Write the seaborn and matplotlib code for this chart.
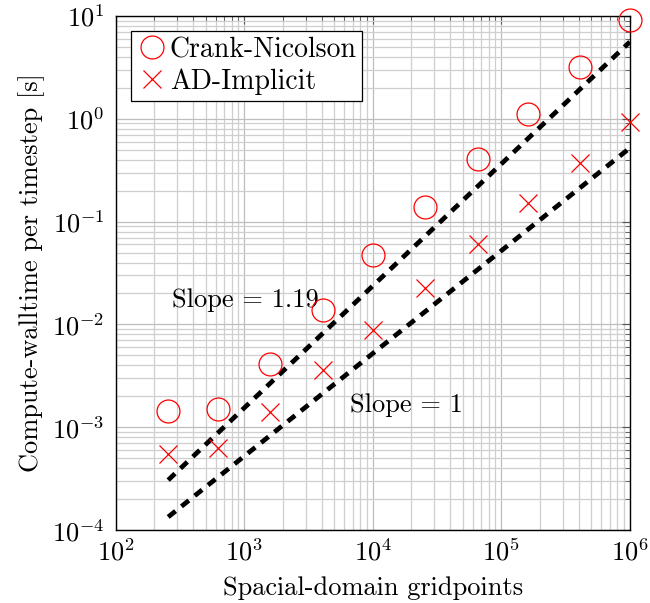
import numpy as np
import pandas as pd
import matplotlib
matplotlib.use("Agg")
import matplotlib.pyplot as plt
import seaborn as sns
from matplotlib.ticker import LogLocator, NullFormatter

gridpoints = [256, 625, 1600, 4096, 10000, 25600, 65536, 160000, 409600, 1000000]
crank_nicolson = [1.43e-3, 1.5e-3, 4.1e-3, 0.0137, 0.0478, 0.14, 0.41, 1.12, 3.2, 9.1]
ad_implicit = [5.5e-4, 6.25e-4, 1.4e-3, 3.57e-3, 8.9e-3, 0.0224, 0.061, 0.15, 0.374, 0.935]
fit_x = [256, 1000000]
fit_steep = [3.06e-4, 5.6]
fit_linear = [1.34e-4, 0.52]
slope_labels = ["Slope = 1.19", "Slope = 1"]

sns.set_theme(style="white")
plt.rcParams["font.family"] = ["cmr10", "DejaVu Serif"]
plt.rcParams["mathtext.fontset"] = "cm"
plt.rcParams["axes.formatter.use_mathtext"] = True
plt.rcParams["text.color"] = "black"
plt.rcParams["axes.labelcolor"] = "black"

fig, ax = plt.subplots(figsize=(6.5, 6.03), dpi=100)
fig.subplots_adjust(left=0.178, right=0.969, top=0.9735, bottom=0.121)

df = pd.DataFrame({"x": gridpoints, "cn": crank_nicolson, "ad": ad_implicit})

sns.lineplot(x=fit_x, y=fit_steep, ax=ax, color="black", linewidth=3.4,
             linestyle=(0, (2, 1.6)), zorder=3)
sns.lineplot(x=fit_x, y=fit_linear, ax=ax, color="black", linewidth=3.4,
             linestyle=(0, (2, 1.6)), zorder=3)

ax.plot(df["x"], df["cn"], linestyle="none", marker="o", markersize=16.5,
        markerfacecolor="none", markeredgecolor="red", markeredgewidth=0.9,
        label="Crank-Nicolson", zorder=4, clip_on=False)
ax.plot(df["x"], df["ad"], linestyle="none", marker="x", markersize=12.5,
        color="red", markeredgewidth=0.9, label="AD-Implicit", zorder=4, clip_on=False)

ax.set_xscale("log")
ax.set_yscale("log")
ax.set_xlim(1e2, 1e6)
ax.set_ylim(1e-4, 1e1)

ax.xaxis.set_major_locator(LogLocator(base=10, numticks=10))
ax.yaxis.set_major_locator(LogLocator(base=10, numticks=10))
ax.xaxis.set_minor_locator(LogLocator(base=10, subs=np.arange(2, 10), numticks=100))
ax.yaxis.set_minor_locator(LogLocator(base=10, subs=np.arange(2, 10), numticks=100))
ax.xaxis.set_minor_formatter(NullFormatter())
ax.yaxis.set_minor_formatter(NullFormatter())

ax.grid(True, which="major", color="#bdbdbd", linewidth=0.9)
ax.grid(True, which="minor", color="#cfcfcf", linewidth=0.9)
ax.set_axisbelow(True)

ax.tick_params(which="both", direction="in", top=True, right=True,
               colors="#555555", labelcolor="black")
ax.tick_params(which="major", length=6, width=0.8, labelsize=19)
ax.tick_params(axis="y", which="major", pad=8)
ax.tick_params(axis="x", which="major", pad=6)
ax.tick_params(which="minor", length=3.5, width=0.6)
for s in ax.spines.values():
    s.set_color("black")
    s.set_linewidth(1.0)

ax.set_xlabel("Spacial-domain gridpoints", fontsize=19, labelpad=8)
ax.set_ylabel("Compute-walltime per timestep [s]", fontsize=19, labelpad=5)

ax.text(274, 1.73e-2, slope_labels[0], fontsize=19, ha="left", va="center")
ax.text(6636, 1.64e-3, slope_labels[1], fontsize=19, ha="left", va="center")

leg = ax.legend(loc="upper left", fontsize=20, frameon=True, fancybox=False,
                edgecolor="black", framealpha=1, borderpad=0.2, handletextpad=0.1,
                handlelength=1.1, labelspacing=0.2, borderaxespad=0.55)
leg.get_frame().set_linewidth(0.9)

fig.savefig("out.png", dpi=100)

Task prompt:
Copy nothing but the lines from the top of the material through the line holding "from matplotlib.ticker import", exactly as written; omit pictures.

Completed exercise:
Write the seaborn and matplotlib code for this chart.
import numpy as np
import pandas as pd
import matplotlib
matplotlib.use("Agg")
import matplotlib.pyplot as plt
import seaborn as sns
from matplotlib.ticker import LogLocator, NullFormatter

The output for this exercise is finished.